As I have anticipated last week (have a look here to figure out some of the new therapeutic targets for migraine), the main character of my master thesis in Neurobiology is the kynurenic acid (KYNA), one of the neuroactive compounds produced during the metabolism of tryptophan, an amino acid used in the biosynthesis of proteins.
Indeed, tryptophan is the precursor for the synthesis of serotonin (have a look at this post to know what serotonin is and why it is defined the molecule of happiness) and it is one of the few privileged compounds that is transported across the blood-brain barrier (BBB) (a highly selective semipermeable border that separates the circulating blood from the brain and extracellular fluid in the central nervous system (CNS)). 95% of the tryptophan transported in the brain is metabolized in the kynurenic pathway, rather than the serotonin one, and, during its metabolism in the kynurenic pathway, the tryptophan produces several compounds, of whom the KYNA seems to be a very promising alternative for the treatment of some pathologies of the nervous system, one of them being migraine.

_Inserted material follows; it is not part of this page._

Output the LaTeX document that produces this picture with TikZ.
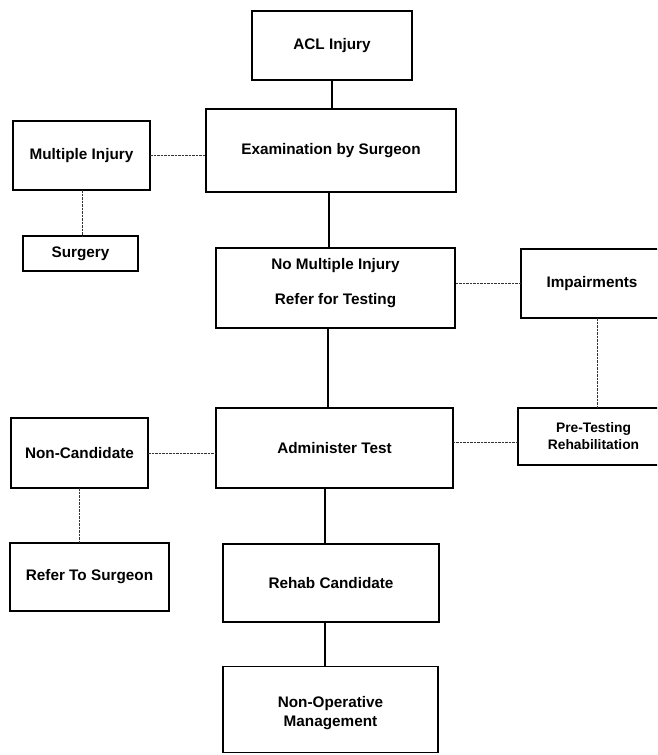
\documentclass[tikz,border=0pt]{standalone}
\usepackage{fontspec}
\setmainfont{Liberation Sans}
\begin{document}
\begin{tikzpicture}[x=1pt,y=-1pt,
  box/.style={draw=black, line width=1.8pt, fill=white, rectangle, inner sep=0pt, outer sep=0pt,
    align=center, font=\fontsize{15.3}{18}\selectfont\bfseries},
  boxtext/.style={inner sep=0pt, align=center, font=\fontsize{15.3}{18}\selectfont\bfseries},
  solidline/.style={draw=black, line width=1.4pt},
  dashline/.style={draw=black!80, line width=1pt, dash pattern=on 2.5pt off 1pt}]
\clip (0,0) rectangle (657,755);
\useasboundingbox (0,0) rectangle (657,755);
\fill[white] (0,0) rectangle (657,755);

\node[box, minimum width=160, minimum height=69] (acl) at (332,45.5) {ACL Injury};
\node[box, minimum width=250, minimum height=83] (exam) at (331,150.5) {Examination by Surgeon};
\node[box, minimum width=137, minimum height=69] (mi) at (81.5,155.5) {Multiple Injury};
\node[box, minimum width=115, minimum height=35] (surg) at (80.5,253.5) {Surgery};
\node[box, minimum width=239, minimum height=80] (nomult) at (335.5,288) {};
\node[boxtext] (nomulttxt) at (335.5,283.5) {No Multiple Injury\\[17pt]Refer for Testing};
\node[box, minimum width=142, minimum height=69] (imp) at (592,283.5) {Impairments};
\node[box, minimum width=151, minimum height=57, font=\fontsize{13.8}{17}\selectfont\bfseries] (pre) at (593.5,436.5) {Pre-Testing\\Rehabilitation};
\node[box, minimum width=237, minimum height=80] (admin) at (334.5,448) {Administer Test};
\node[box, minimum width=137, minimum height=70] (nc) at (79.5,453) {Non-Candidate};
\node[box, minimum width=159, minimum height=68] (rts) at (89.5,577) {Refer To Surgeon};
\node[box, minimum width=216, minimum height=78] (rehab) at (331,583) {Rehab Candidate};
\node[box, minimum width=215, minimum height=86] (nonop) at (330.5,709.5) {};
\node[boxtext, font=\fontsize{15.3}{19}\selectfont\bfseries] (noroptxt) at (330.5,713) {Non-Operative\\Management};

% main solid chain
\draw[solidline] (acl.south) -- (acl.south |- exam.north);
\draw[solidline] ([xshift=-2pt]exam.south) -- ([xshift=-2pt]exam.south |- nomult.north);
\draw[solidline] ([xshift=-3pt]exam.south |- nomult.south) -- ([xshift=-3pt]exam.south |- admin.north);
\draw[solidline] ([xshift=-6pt]rehab.north) -- ([xshift=-6pt]rehab.north |- admin.south);
\draw[solidline] ([xshift=-6pt]rehab.south) -- ([xshift=-6pt]rehab.south |- nonop.north);

% dashed side links
\draw[dashline] (mi.east) -- (mi.east -| exam.west);
\draw[dashline] ([xshift=0.5pt]mi.south) -- ([xshift=0.5pt]mi.south |- surg.north);
\draw[dashline] (imp.west) -- (imp.west -| nomult.east);
\draw[dashline] ([xshift=5pt]imp.south) -- ([xshift=5pt]imp.south |- pre.north);
\draw[dashline] ([yshift=-5.5pt]pre.west) -- ([yshift=-5.5pt]pre.west -| admin.east);
\draw[dashline] (nc.east) -- (nc.east -| admin.west);
\draw[dashline] (nc.south) -- (nc.south |- rts.north);
\end{tikzpicture}
\end{document}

Evidences show how KYNA has antinociceptive effects on neurons in charge of transporting the pain signals (the administration of KYNA has basically has an antipain effect), probably through an inhibitory action on the brain areas responsible for generating migraine (see my previous post for a schematic of these sites). Unfortunately, KYNA does not cross easily the BBB, but researchers showed how one analogue (a compound having a structure similar to that of another compound, but differing from it in respect to a certain component) called KYNA-A1, is able to cross the BBB and seemed to be more effective than KYNA itself in its antimigraine effect.
To study the possible positive effects of KYNA-A1, the analogue of KYNA object of my study, we needed a good experimental model to verify its anti-migraine effects, both behaviourally and molecularly. To do so, we used an animal model of migraine based on the administration of nitroglycerin (NTG), a compound that not only releases nitric oxide (NO) but also induces the endogenous production via the activation of the nitric oxide synthase (NOS) (have a look at my previous post to figure out the role of NO in migraine). Moreover, the administration of NTG in the animal stimulates the activations of all the brain areas involved in migraine and the productions and release of all the compounds involved in this pathology, such as the CGRP.
Behaviourally, the animal response to the injection of NTG is associated with flinches or shakes of the injected paw or face rubbing, depending on the site of the NTG administration (typically one of the hind paws or one of the upper lips) that are then counted by the operator (see picture below for a schematic of the behaviour that we measured for my master thesis).
I later will present to you the paper that came out on Cephalalgia after I finished my master thesis with some of the data I produced in another post. Definitely it was a big deal for me finally having my name on a scientific paper and I will share it with you soon.